Numerical Investigation of the Evolution Process of an Open-Pit Mine Landslide Using Discrete-Element Method

Abstract

Because of the complexity of geological conditions and disturbance of external factors, the process of instability of open-pit landslides is very complicated. To illustrate this complex process, taking an open-pit coal mine landslide as an example, an accurate landslide geological section was established via detailed field investigation, remote sensing image interpretation, and field borehole data, in this study. A two-dimensional discrete-element model was established by the Fast CPU Matrix Computing of Discrete-Element Method (MatDEM, Version 1.60).
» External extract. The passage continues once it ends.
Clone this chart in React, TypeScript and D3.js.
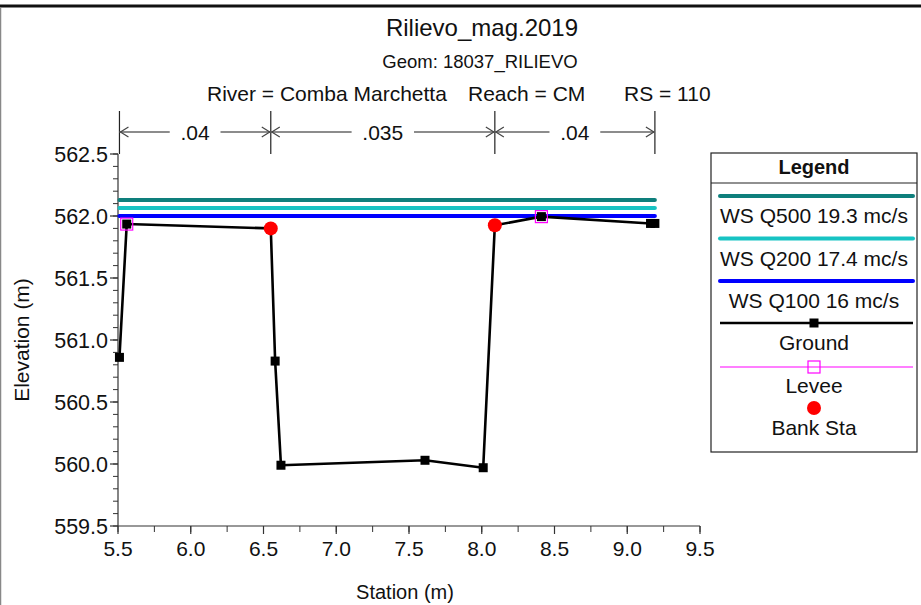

The failure evolution of the landslide was investigated; then, the deformation behavior and dynamic characteristics of the landslide were systematically studied. The analyses of the failure process, velocity, displacement, and heat showed that the evolution of the landslide could be divided into the stages of initial deformation, accelerated deformation, and deceleration and stabilization. During the movement of the landslide, the gravitational potential energy of the landslide gradually converted into kinetic energy, heat, and elastic potential energy. The kinetic energy in the initial stage was small but rapidly increased and occupied the dominant position in the second stage. The kinetic energy gradually decreased and tended to be stable in the third stage. The final geometry and accumulation characteristics of the landslide obtained by numerical simulation were consistent with the corresponding field investigation and remote sensing interpretation. This work can provide a reference for the study of the evolution and prevention of open-pit mine landslides.